Радист Ваня Бессонов, доверчиво глядя на меня миндалевидными глазами, уверял:

— Не могу объяснить, почему так получается, только служить на «Дружном» гораздо легче, чем на другом корабле.

Полагаю, он преувеличивал. Хотя убежден: моряк с «Неукротимого» сказал бы то же самое о своем корабле…

Рано или поздно — приходит срок последнему компоту, выпитому за длинным, от переборки до переборки, столом, и фотограф в последний раз фотографирует тебя рядом с «корешками». Но дружба не кончается на корабельной сходне.

Дружили Сергей Неродовский и Владимир Сушко. Любили послушать музыку, потанцевать с девушками. Возвращались из увольнения, когда дрожащая рука маяка уже протягивалась над разноцветным рейдом. Володя вспоминал город, привольно раскинувшийся на древних берегах, говорил, какие арбузы вызревают сейчас на бахчах. И так хорошо у него получалось, что Сергей (он был на год старше) не вернулся в свой город, а махнул в Днепропетровск. Сначала жил у Володиной мамы, а потом получил комнату. От работы. «Теперь меня Сергей встречать будет», — сказал Сушко.
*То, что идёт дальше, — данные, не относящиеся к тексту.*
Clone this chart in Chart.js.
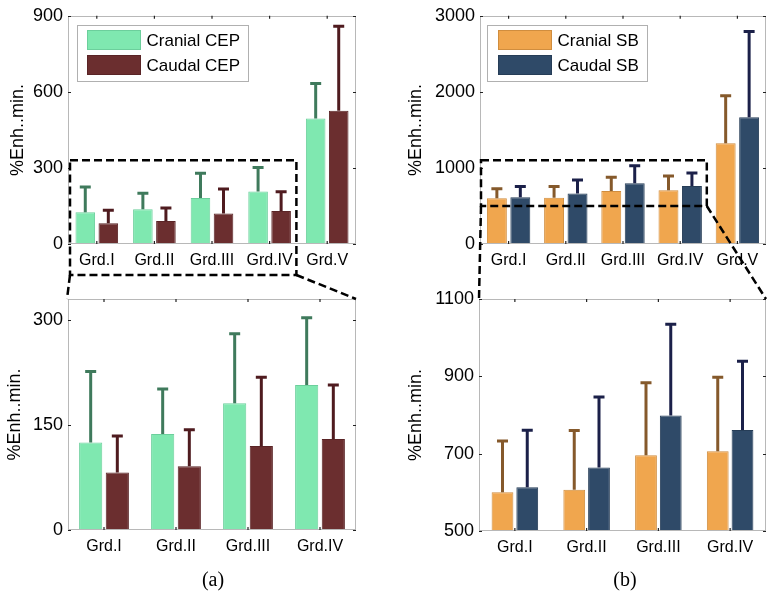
<!DOCTYPE html>
<html><head><meta charset="utf-8">
<script src="https://cdn.jsdelivr.net/npm/chart.js@4.4.0/dist/chart.umd.min.js"></script>
<style>
html,body{margin:0;padding:0;background:#fff;}
#wrap{position:relative;width:776px;height:595px;overflow:hidden;background:#fff;}
canvas{position:absolute;}
.cap{position:absolute;font-family:'Liberation Serif','Times New Roman',serif;font-size:20px;color:#000;transform:translateX(-50%);line-height:20px;}
</style></head>
<body><div id="wrap">
<canvas id="aTop" width="380" height="290" style="left:0px;top:0px"></canvas>
<canvas id="aBot" width="380" height="290" style="left:0px;top:280px"></canvas>
<canvas id="bTop" width="386" height="290" style="left:390px;top:0px"></canvas>
<canvas id="bBot" width="386" height="290" style="left:390px;top:280px"></canvas>
<canvas id="overlay" width="776" height="595" style="left:0;top:0;pointer-events:none"></canvas>
<div class="cap" style="left:213px;top:569px">(a)</div>
<div class="cap" style="left:625px;top:569px">(b)</div>
</div>
<script>
// ---------------- data ----------------
const categories = ['Grd.I','Grd.II','Grd.III','Grd.IV','Grd.V'];
const zoomCategories = ['Grd.I','Grd.II','Grd.III','Grd.IV'];

const cepCranial    = [125, 137, 181, 207, 495];
const cepCranialErr = [227, 202, 281, 304, 635];   // top of error bar
const cepCaudal     = [82, 91, 120, 130, 526];
const cepCaudalErr  = [135, 144, 219, 208, 861];

const sbCranial     = [600, 607, 696, 706, 1325];
const sbCranialErr  = [734, 761, 885, 899, 1956];
const sbCaudal      = [613, 664, 799, 761, 1666];
const sbCaudalErr   = [762, 848, 1036, 940, 2800];

const aTopTicks = [0, 300, 600, 900];
const aBotTicks = [0, 150, 300];
const bTopTicks = [0, 1000, 2000, 3000];
const bBotTicks = [500, 700, 900, 1100];
const aTopRange = [0, 900];
const aBotRange = [0, 330];
const bTopRange = [0, 3000];
const bBotRange = [500, 1100];

const yTitle = '%Enh..min.';

// ---------------- styles ----------------
const FONT = "'Liberation Sans', Arial, Helvetica, sans-serif";
const C = {
  cepCr: {bg:'#7fe8b0', bd:'#6ccf9c', err:'#3f7a5c'},
  cepCa: {bg:'#6b2e2f', bd:'#5a2426', err:'#4f1b1f'},
  sbCr:  {bg:'#f0a64e', bd:'#d08d3e', err:'#85592b'},
  sbCa:  {bg:'#2f4a68', bd:'#263d57', err:'#1b2049'}
};

const framePlugin = {
  id: 'frame',
  afterDatasetsDraw(chart) {
    const {ctx, chartArea: a, scales: {y}} = chart;
    ctx.save();
    ctx.beginPath(); ctx.rect(a.left, a.top - 2, a.right - a.left, a.bottom - a.top + 2); ctx.clip();
    chart.data.datasets.forEach((ds, i) => {
      const meta = chart.getDatasetMeta(i);
      ctx.strokeStyle = ds.errColor; ctx.lineWidth = 3; ctx.lineCap = 'butt';
      meta.data.forEach((el, j) => {
        const yt = y.getPixelForValue(ds.errTop[j]);
        ctx.beginPath();
        ctx.moveTo(el.x, el.y); ctx.lineTo(el.x, yt);
        ctx.moveTo(el.x - 5.5, yt + 0.5); ctx.lineTo(el.x + 5.5, yt + 0.5);
        ctx.stroke();
      });
    });
    ctx.restore();
  },
  afterDraw(chart, args, opts) {
    const {ctx, chartArea: a, scales: {x, y}} = chart;
    ctx.save();
    ctx.strokeStyle = '#b8b8b8'; ctx.lineWidth = 1;
    ctx.strokeRect(Math.round(a.left) + 0.5, Math.round(a.top) + 0.5,
                   Math.round(a.right - a.left) - 1, Math.round(a.bottom - a.top) - 1);
    ctx.strokeStyle = '#222'; ctx.lineWidth = 1.2;
    x.ticks.forEach((t, i) => {
      const px = x.getPixelForTick(i);
      ctx.beginPath();
      ctx.moveTo(px, a.top); ctx.lineTo(px, a.top + 3);
      ctx.moveTo(px, a.bottom); ctx.lineTo(px, a.bottom - 3);
      ctx.stroke();
    });
    y.ticks.forEach(t => {
      const py = Math.round(y.getPixelForValue(t.value)) + 0.5;
      ctx.beginPath();
      ctx.moveTo(a.left, py); ctx.lineTo(a.left + 3, py);
      ctx.moveTo(a.right, py); ctx.lineTo(a.right - 3, py);
      ctx.stroke();
    });
    if (opts && opts.legend) {
      const L = opts.legend;
      const bx = Math.round(a.left + L.dx) + 0.5, by = Math.round(a.top + L.dy) + 0.5;
      ctx.fillStyle = '#fff'; ctx.fillRect(bx, by, L.w, L.h);
      ctx.strokeStyle = '#b0b0b0'; ctx.lineWidth = 1; ctx.strokeRect(bx, by, L.w, L.h);
      ctx.font = '17px ' + FONT; ctx.textBaseline = 'middle'; ctx.textAlign = 'left';
      chart.data.datasets.forEach((ds, i) => {
        const sy = by + 5 + i * 25;
        ctx.fillStyle = ds.backgroundColor; ctx.fillRect(bx + L.sx, sy, 53, 19);
        ctx.strokeStyle = ds.borderColor; ctx.strokeRect(bx + L.sx, sy, 53, 19);
        ctx.fillStyle = '#000'; ctx.fillText(ds.label, bx + L.tx, sy + 11);
      });
    }
    ctx.restore();
  }
};

function makeChart(id, cats, sets, range, ticks, geo) {
  return new Chart(document.getElementById(id), {
    type: 'bar',
    data: {
      labels: cats,
      datasets: sets.map(s => ({
        label: s.label, data: s.data, errTop: s.err, errColor: s.col.err,
        backgroundColor: s.col.bg, borderColor: s.col.bd, borderWidth: 1,
        categoryPercentage: geo.cp, barPercentage: geo.bp
      }))
    },
    options: {
      responsive: false, animation: false, devicePixelRatio: 1,
      layout: {padding: {left: 0, top: geo.pt, right: geo.pr, bottom: 0}},
      plugins: {legend: {display: false}, tooltip: {enabled: false},
                frame: {legend: geo.legend || null}},
      scales: {
        x: {
          grid: {display: false, drawTicks: false}, border: {display: false},
          ticks: {color: '#000', font: {size: 16, family: FONT}, padding: 7, maxRotation: 0, autoSkip: false},
          afterFit(s) { s.height = geo.xh; }
        },
        y: {
          min: range[0], max: range[1],
          grid: {display: false, drawTicks: false}, border: {display: false},
          ticks: {color: '#000', font: {size: 18, family: FONT}, padding: 5,
                  callback: v => String(v)},
          afterBuildTicks(s) { s.ticks = ticks.map(v => ({value: v})); },
          title: {display: true, text: yTitle, color: '#000', font: {size: 18, family: FONT},
                  padding: {top: geo.tp, bottom: 0}},
          afterFit(s) { s.width = geo.yw; }
        }
      }
    },
    plugins: [framePlugin]
  });
}

const cAT = makeChart('aTop', categories, [
  {label: 'Cranial CEP', data: cepCranial, err: cepCranialErr, col: C.cepCr},
  {label: 'Caudal CEP', data: cepCaudal, err: cepCaudalErr, col: C.cepCa}
], aTopRange, aTopTicks, {pt: 13, pr: 24, xh: 46, yw: 68, tp: 7, cp: 0.8, bp: 0.85,
  legend: {dx: 9, dy: 9, w: 171, h: 56, sx: 10, tx: 69}});

const cAB = makeChart('aBot', zoomCategories, [
  {label: 'Cranial CEP', data: cepCranial.slice(0, 4), err: cepCranialErr.slice(0, 4), col: C.cepCr},
  {label: 'Caudal CEP', data: cepCaudal.slice(0, 4), err: cepCaudalErr.slice(0, 4), col: C.cepCa}
], aBotRange, aBotTicks, {pt: 19, pr: 24, xh: 40, yw: 68, tp: 4, cp: 0.74, bp: 0.87});

const cBT = makeChart('bTop', categories, [
  {label: 'Cranial SB', data: sbCranial, err: sbCranialErr, col: C.sbCr},
  {label: 'Caudal SB', data: sbCaudal, err: sbCaudalErr, col: C.sbCa}
], bTopRange, bTopTicks, {pt: 13, pr: 10, xh: 46, yw: 90, tp: 15, cp: 0.82, bp: 0.85,
  legend: {dx: 7, dy: 9, w: 160, h: 56, sx: 11, tx: 70}});

const cBB = makeChart('bBot', zoomCategories, [
  {label: 'Cranial SB', data: sbCranial.slice(0, 4), err: sbCranialErr.slice(0, 4), col: C.sbCr},
  {label: 'Caudal SB', data: sbCaudal.slice(0, 4), err: sbCaudalErr.slice(0, 4), col: C.sbCa}
], bBotRange, bBotTicks, {pt: 19, pr: 10, xh: 39, yw: 89, tp: 15, cp: 0.69, bp: 0.88});

// ---------------- zoom indicators ----------------
function off(ch) { const c = ch.canvas; return {x: parseFloat(c.style.left), y: parseFloat(c.style.top)}; }
function drawOverlay() {
  const o = document.getElementById('overlay').getContext('2d');
  o.setLineDash([8, 4]); o.lineWidth = 2.5; o.strokeStyle = '#000';
  {
    const ot = off(cAT), ob = off(cAB);
    const L = ot.x + cAT.chartArea.left + 2;
    const R = ot.x + cAT.scales.x.getPixelForValue(3.5) - 2;
    const T = ot.y + cAT.scales.y.getPixelForValue(cAB.scales.y.max);
    const B = ot.y + cAT.chartArea.bottom + 31;
    o.strokeRect(L, T, R - L, B - T);
    o.beginPath();
    o.moveTo(L, B); o.lineTo(ob.x + cAB.chartArea.left - 1, ob.y + cAB.chartArea.top);
    o.moveTo(R, B); o.lineTo(ob.x + cAB.chartArea.right, ob.y + cAB.chartArea.top);
    o.stroke();
  }
  {
    const ot = off(cBT), ob = off(cBB);
    const L = ot.x + cBT.chartArea.left + 1;
    const R = ot.x + cBT.scales.x.getPixelForValue(3.5) - 2;
    const T = ot.y + cBT.scales.y.getPixelForValue(cBB.scales.y.max);
    const B = ot.y + cBT.scales.y.getPixelForValue(cBB.scales.y.min);
    o.strokeRect(L, T, R - L, B - T);
    o.beginPath();
    o.moveTo(L, B); o.lineTo(ob.x + cBB.chartArea.left, ob.y + cBB.chartArea.top);
    o.moveTo(R, B); o.lineTo(ob.x + cBB.chartArea.right, ob.y + cBB.chartArea.top);
    o.stroke();
  }
}
drawOverlay();
</script>
</body></html>
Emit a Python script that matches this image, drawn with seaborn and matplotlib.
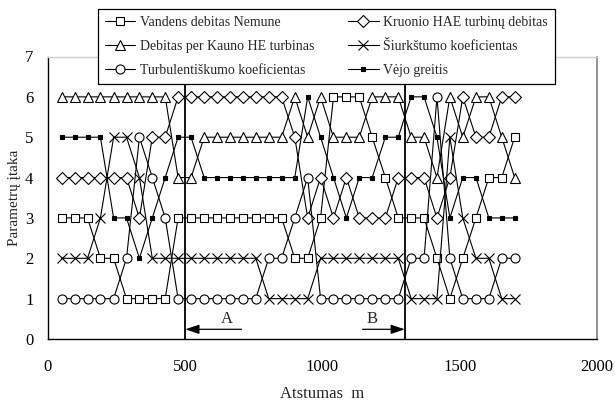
import numpy as np
import pandas as pd
import matplotlib
matplotlib.use("Agg")
import matplotlib.pyplot as plt
import seaborn as sns

# ---- data ----
distance = [50, 97, 144, 191, 239, 286, 333, 380, 427, 474, 521, 569,
            616, 663, 710, 757, 804, 851, 899, 946, 993, 1040, 1087, 1134,
            1181, 1229, 1276, 1323, 1370, 1417, 1464, 1511, 1559, 1606, 1653, 1700]

vandens = [3, 3, 3, 2, 2, 1, 1, 1, 1, 3, 3, 3, 3, 3, 3, 3, 3, 3,
           2, 2, 3, 6, 6, 6, 5, 4, 3, 3, 3, 2, 1, 2, 3, 4, 4, 5]
kruonio = [4, 4, 4, 4, 4, 4, 3, 5, 5, 6, 6, 6, 6, 6, 6, 6, 6, 6,
           5, 3, 4, 3, 4, 3, 3, 3, 4, 4, 4, 3, 4, 6, 5, 5, 6, 6]
kauno = [6, 6, 6, 6, 6, 6, 6, 6, 6, 4, 4, 5, 5, 5, 5, 5, 5, 5,
         6, 5, 6, 5, 5, 5, 6, 6, 6, 5, 5, 4, 6, 5, 6, 6, 5, 4]
siurkstumo = [2, 2, 2, 3, 5, 5, 4, 2, 2, 2, 2, 2, 2, 2, 2, 2, 1, 1,
              1, 1, 2, 2, 2, 2, 2, 2, 2, 1, 1, 1, 5, 3, 2, 2, 1, 1]
turbulent = [1, 1, 1, 1, 1, 2, 5, 4, 3, 1, 1, 1, 1, 1, 1, 1, 2, 2,
             3, 4, 1, 1, 1, 1, 1, 1, 1, 2, 2, 6, 2, 1, 1, 1, 2, 2]
vejo = [5, 5, 5, 5, 3, 3, 2, 3, 4, 5, 5, 4, 4, 4, 4, 4, 4, 4,
        4, 6, 5, 4, 3, 4, 4, 5, 5, 6, 6, 5, 3, 4, 4, 3, 3, 3]

labels = ["Vandens debitas Nemune", "Kruonio HAE turbinų debitas",
          "Debitas per Kauno HE turbinas", "Šiurkštumo koeficientas",
          "Turbulentiškumo koeficientas", "Vėjo greitis"]
x_ticks = [0, 500, 1000, 1500, 2000]
y_ticks = [0, 1, 2, 3, 4, 5, 6, 7]
bounds = [500, 1300]
arrow_labels = ["A", "B"]

series = [vandens, kruonio, kauno, siurkstumo, turbulent, vejo]

# ---- style ----
sns.set_style("white")
plt.rcParams["font.family"] = ["Liberation Serif", "DejaVu Serif"]

styles = [
    dict(marker="s", markersize=5.4, markerfacecolor="white"),
    dict(marker="D", markersize=6.0, markerfacecolor="white"),
    dict(marker="^", markersize=7.0, markerfacecolor="white"),
    dict(marker="x", markersize=6.5, markerfacecolor="black"),
    dict(marker="o", markersize=6.5, markerfacecolor="white"),
    dict(marker="s", markersize=3.2, markerfacecolor="black"),
]

fig = plt.figure(figsize=(6.15, 4.03), dpi=100)
ax = fig.add_axes([48 / 615, 1 - 339 / 403, (597 - 48) / 615, (339 - 56.5) / 403])

for vals, lab, st in zip(series, labels, styles):
    df = pd.DataFrame({"x": distance, "y": vals})
    sns.lineplot(data=df, x="x", y="y", ax=ax, color="black", linewidth=0.8,
                 markeredgecolor="black", markeredgewidth=0.8, label=lab,
                 zorder=3, **st)

ax.vlines(bounds, 0, 7, color="black", linewidth=1.3, zorder=2)

ax.annotate("", xy=(bounds[0], 0.24), xytext=(705, 0.24),
            arrowprops=dict(arrowstyle="-|>,head_length=0.6,head_width=0.2",
                            color="black", lw=0.9, mutation_scale=14,
                            shrinkA=0, shrinkB=0))
ax.annotate("", xy=(bounds[1], 0.24), xytext=(1146, 0.24),
            arrowprops=dict(arrowstyle="-|>,head_length=0.6,head_width=0.2",
                            color="black", lw=0.9, mutation_scale=14,
                            shrinkA=0, shrinkB=0))
ax.text(651, 0.5, arrow_labels[0], fontsize=12, ha="center", va="center")
ax.text(1181, 0.5, arrow_labels[1], fontsize=12, ha="center", va="center")

ax.set_xlim(0, 2000)
ax.set_ylim(0, 7)
ax.set_xticks(x_ticks)
ax.set_yticks(y_ticks)
ax.tick_params(axis="both", which="major", direction="out", length=4.5, width=0.8,
               color="black", labelsize=12, labelcolor="black")
ax.tick_params(axis="x", pad=10)
ax.tick_params(axis="y", pad=6)
ax.set_xlabel("Atstumas  m", fontsize=12, labelpad=8)
ax.set_ylabel("Parametrų įtaka", fontsize=11, labelpad=3)

for side in ["left", "bottom"]:
    ax.spines[side].set_color("black")
    ax.spines[side].set_linewidth(1.0)
ax.spines["top"].set_color("#cfcfcf")
ax.spines["top"].set_linewidth(1.0)
ax.spines["right"].set_color("#808080")
ax.spines["right"].set_linewidth(1.2)

handles, labs = ax.get_legend_handles_labels()
order = [0, 2, 4, 1, 3, 5]
leg = ax.legend([handles[i] for i in order], [labs[i] for i in order],
                ncol=2, loc="upper center", bbox_to_anchor=(326.5 / 615, 1 - 9 / 403),
                bbox_transform=fig.transFigure, fontsize=10, frameon=True,
                fancybox=False, edgecolor="black", framealpha=1,
                handlelength=2.2, handletextpad=0.35, columnspacing=2.4,
                labelspacing=0.78, borderaxespad=0, borderpad=0.5)
leg.get_frame().set_linewidth(0.9)
leg.set_zorder(10)

fig.savefig("out.png", dpi=100)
Хорошо сложенный, ладный хлопец был в числе тех пяти моряков, что уезжали вместе с шефами. В ансамбле комендор Сушко играл на ритм-гитаре.

Есть на сторожевике песня, которая по праву считается корабельным гимном. Написал ее когда-то замполит старший лейтенант Кремнев, а музыку сочинил матрос Штенберг. Авторы давно списались, а песня живет:

Мы плаваем на «Дружбе» И все — одна семья!

И это не просто слова. Когда корабль был в море, пришла радиограмма. У связиста лейтенанта Проценко родился сын. Нину у роддома встретили с цветами жены офицеров «Дружного».

И все-таки как бы ни были крепки традиции, их надо развивать. И уж во всяком случае поддерживать. (Это относится не только к флоту…) Мне показалось, что командир «Дружного» делает все от него зависящее, чтобы корабль полностью оправдывал свое название.

— Стояли мы недавно в ремонте. Время у портовиков горячее, осень, и обратились они ко мне за помощью: помогите разгрузить суда. Ну что ж, говорю, «добро», в нерабочее время поможем. А сам обратился к морякам: давайте истратим все заработанные деньги на приобретение книг для библиотеки и на музыкальные инструменты. И никто не возразил. Вы бы видели, как они работали! Меня потом портовики благодарностями засыпали!

Ступин отхлебнул темно-коричневый чай, приоткрыл иллюминатор. В тишину каюты ворвались перекличка буксиров, лязг выбираемой якорь-цепи… Было уже поздно, но гавань не засыпала.

— Моряки замечательные парни, только надо к каждому свой ключик подыскать. Мне помогает, что я до флота три года работал: и грузчиком был, и токарем, и слесарил… Ведь подчиненные мои в основном рабочий класс…

В день моего отъезда «Дружный» заступил на боевое дежурство. Сыграли большой сбор, и на юте старпом капитан-лейтенант Лелюк зачитал приказ командира соединения: «Кораблю заступить на защиту морских и воздушных рубежей нашей Родины».

А потом синее полотно штилевой воды вздрогнуло от колоколов громкого боя, и динамики разнесли по отсекам привычные слова: «Учебная боевая тревога!»

Как будто бы ветер рванул по корабельным коридорам! В БИП — боевой информационный пост — летели доклады:

— Боевая часть один по местам боевой тревоги!

— Боевая часть два…

— Боевая часть пять…

Под кормовой башней кипела работа. Широколицый рыжеволосый моряк Толя Каныш принимал из погреба снаряды, сбивал их с помощью обоймы по два и направлял на элеватор подачи, к орудиям. С секундной точностью, сверкая латунными боками, снаряды шли по лотку. На лбу Каныша копились капли пота, он их не вытирал… Хорошо работали моряки сторожевого корабля. Дружно!